Oh and back to the title of this post! Jabs made some amazing treats for the ride. We all are on a real food while riding kick. And I am digging it. I filled my pockets with his cookies. And looking back at the ride I never cramped or went into full bonk mode. I felt strong the whole ride. I know it was the cookies. For those interested here is Jab's secret recipe.

Trail Mix Cookies

makes 6 dozen 2 in dia cookies
3 sticks of unsalted butter
1 1/2 cups of brown sugar (I use dark brown)
1/2 cup of granulated sugar
3 eggs
3 teaspoons of vanilla extract
2 1/4 cups of all-purpose flour
1  1/2 teaspoons of baking soda
3 1/2 cups quick-cooking oats
2 1/4 cups of chocolate chips
1 1/4 cups of shredded coconut
1 cup of chopped walnuts
3/4 cup of dried cranberries
Preheat the oven to 350.
Prepare baking sheets with nonstick cooking spray or line with parchment paper.

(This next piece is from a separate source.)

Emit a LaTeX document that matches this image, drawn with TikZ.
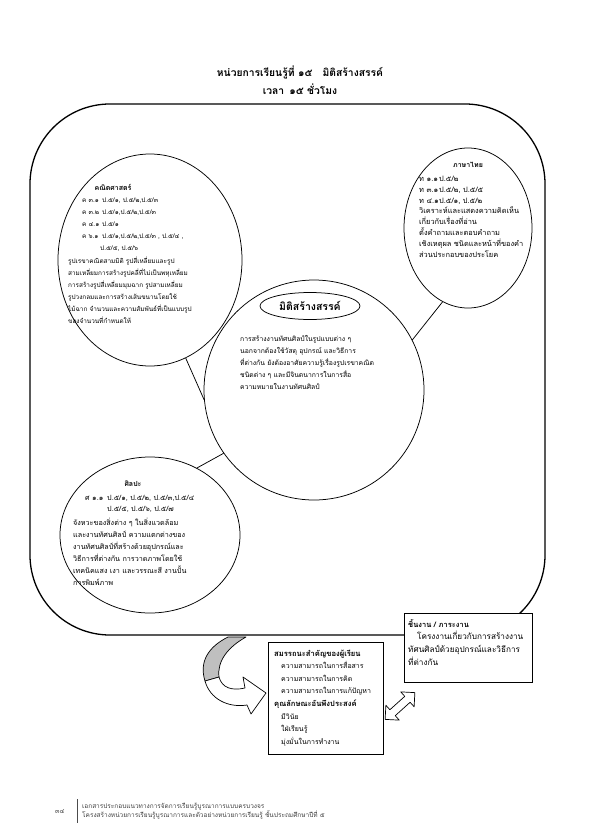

Combine the flour, baking soda in a small bowl, set side. Cream together the butter and sugars on high until creamy. Add the eggs and vanilla, mix well. Add the flour mixture to the batter in batches. On low-speed, add the oatmeal, chocolate chips, coconut, nuts, and cranberries until combined.
Form cookies and place on cookie sheets. Bake for 10-12 minutes. Recipe produces 6 dozen 2 in diameter cookies, larger cookies will result in a lesser number and will take longer to bake.